Я уже знала, что у Уэстона есть две сестры и брат. Принцесса Фэллон и Ровена. Они тоже появлялись в газетных сплетнях, но не так часто, как Уэстон. Он всегда был в центре внимания, и я бы не стала лгать и говорить, что это меня не раздражало.
— Титан смотрит свысока на тех, кто владел магией — это считалось слабостью, и она запрещена так же, как и здесь. Мать Уэстон солгала своей дочери о том, кто она такая... И когда стало известно, что она владеет магией, ее жизнь Титана была напрасной. Я мимоходом разговаривал с доверенным слугой и проговорился. Я знал это годами, и просто стало общеизвестным, что я не думал, прежде чем заговорить. Было раннее утро; его мать казнили перед обедом.

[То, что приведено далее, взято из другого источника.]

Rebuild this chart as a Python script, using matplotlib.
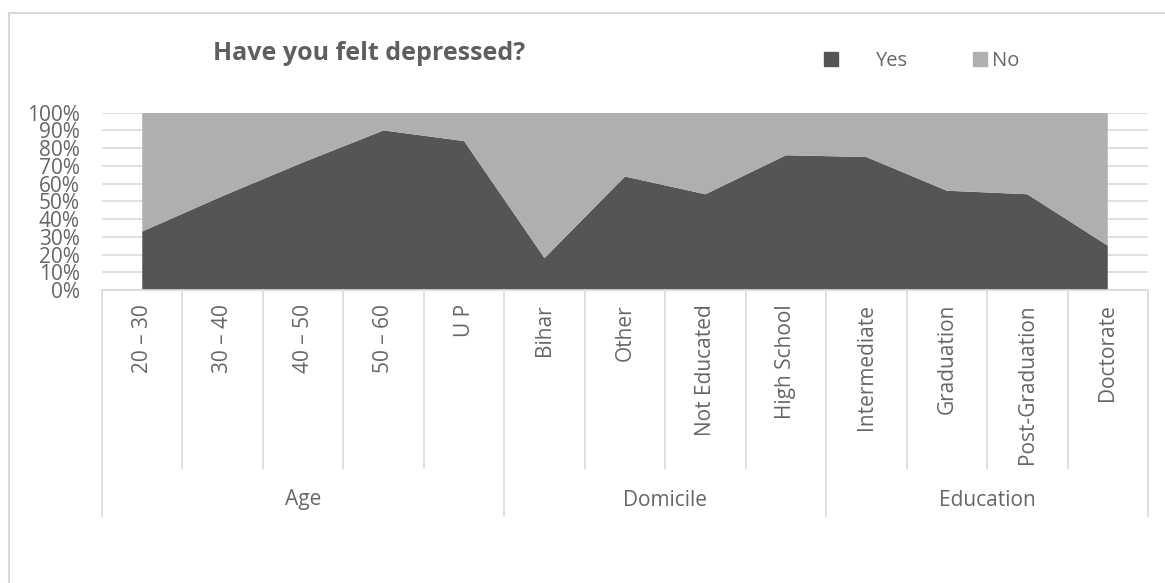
import matplotlib
matplotlib.use("Agg")
import matplotlib.pyplot as plt
from matplotlib.patches import Patch, Rectangle
from matplotlib.ticker import PercentFormatter
import matplotlib.transforms as mtransforms

plt.rcParams['font.family'] = ['Open Sans', 'DejaVu Sans']

categories = ['20 – 30', '30 – 40', '40 – 50', '50 – 60', 'U P',
              'Bihar', 'Other', 'Not Educated', 'High School',
              'Intermediate', 'Graduation', 'Post-Graduation', 'Doctorate']
groups = ['Age', 'Domicile', 'Education']
group_sizes = [5, 4, 4]
yes = [33, 53, 72, 90, 84, 18, 64, 54, 76, 75, 56, 54, 25]
no = [100 - v for v in yes]

dark = '#555555'
light = '#afafaf'
txt = '#666666'
line_col = '#d9d9d9'

W, H = 1165, 583
fig = plt.figure(figsize=(W / 100, H / 100), dpi=100)
ax = fig.add_axes([102 / W, 1 - 290 / H, 1046 / W, 177.3 / H])

x = list(range(len(categories)))
ax.stackplot(x, yes, no, colors=[dark, light], linewidth=0)

ax.set_xlim(-0.5, len(categories) - 0.5)
ax.set_ylim(0, 100)
ax.set_yticks(range(0, 101, 10))
ax.yaxis.set_major_formatter(PercentFormatter(decimals=0))
ax.tick_params(axis='y', length=0, pad=16, labelsize=15, labelcolor=txt)
ax.set_xticks([])
ax.grid(axis='y', color=line_col, linewidth=1.2, zorder=0)
ax.set_axisbelow(True)
for s in ['top', 'right', 'left']:
    ax.spines[s].set_visible(False)
ax.spines['bottom'].set_color(line_col)
ax.spines['bottom'].set_linewidth(1.2)

# category labels and separators below the axis
trans = mtransforms.blended_transform_factory(ax.transData, ax.transAxes)
ax_h = 177.3
for i, lab in enumerate(categories):
    ax.text(i, -14 / ax_h, lab, transform=trans, rotation=90, ha='center',
            va='top', fontsize=15, color=txt)
bounds = [b + 0.5 for b in range(-1, len(categories))]
group_edges = [-0.5]
for n in group_sizes:
    group_edges.append(group_edges[-1] + n)
for b in bounds:
    bottom = -226 / ax_h if b in group_edges else -178 / ax_h
    ax.plot([b, b], [0, bottom], transform=trans, color=line_col,
            linewidth=1.2, clip_on=False)
for g, lo, hi in zip(groups, group_edges[:-1], group_edges[1:]):
    ax.text((lo + hi) / 2, -210 / ax_h, g, transform=trans, ha='center',
            va='center', fontsize=15, color=txt)

fig.text(213 / W, 1 - 60 / H, 'Have you felt depressed?', ha='left',
         va='baseline', fontsize=18, fontweight='bold', color='#5f5f5f')

# legend: Excel puts a wide gap after the first marker, a narrow one after the second
fs = 14.5
fs_px = fs * 100 / 72
for patch_col, lab, x0, pad in [(dark, 'Yes', 824, 37), (light, 'No', 973, 5)]:
    fig.legend(handles=[Patch(color=patch_col, label=lab)], loc='center left',
               bbox_to_anchor=(x0 / W, 1 - 61 / H), frameon=False, fontsize=fs,
               labelcolor=txt, handlelength=14 / fs_px, handleheight=14 / fs_px,
               handletextpad=pad / fs_px, borderpad=0, borderaxespad=0)

fig.patches.append(Rectangle((9 / W, -0.1), 1.2, 1.1 - 13 / H,
                             transform=fig.transFigure, fill=False,
                             edgecolor=line_col, linewidth=1.5))

fig.savefig('out.png', dpi=100)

Я сглотнула, мое горло перехватило от горечи и раскаяния в его голосе.
— На Титане детям не разрешается находиться рядом со своими родителями. Они живут в казармах, как только у них кончается молоко, и до тех пор, пока им не исполняется пятнадцать, когда они проходят испытание для приведения к присяге в качестве Титанов. Но даже в этом случае, Саша, она навещала их в казарме, приносила им вещи, безделушки, которые они прятали под своими тюфяками. В основном ножи и другие приспособления для убийства, — он рассмеялся. — Они все еще были Титанами, ну... даже хуже.
Я слушала, зачарованная рассказами о прошлом Уэстона. Мне казалось, что я могла читать книги о нем и никогда не заскучала бы.
— Мою семью пригласили на ее казнь, как на праздник, а я сидел там, не имея возможности увидеть, что я натворил. Я убил ее, но не мог смотреть, как она умирает. Я взглянул на колизей, и там стоял Уэстон, всего десяти лет от роду, одетый в тонкие лохмотья, которые носили дети Титанов, чтобы понять ранг и смирение, с коротко остриженными волосами. Его отец стоял позади него, положив руку ему на плечо, другой охранник с другой стороны. Но он не двигался — он был ребенком, он ничего не мог поделать. Он наблюдал. Он, блядь, наблюдал, как клинок палача отсекал голову его матери от ее шеи. Я понимаю, почему он это сделал. Поэтому каждый раз, когда этот образ прокручивался в его голове, ярость разрасталась, как болезнь. Может быть, это было его напоминанием никогда больше никому не доверять.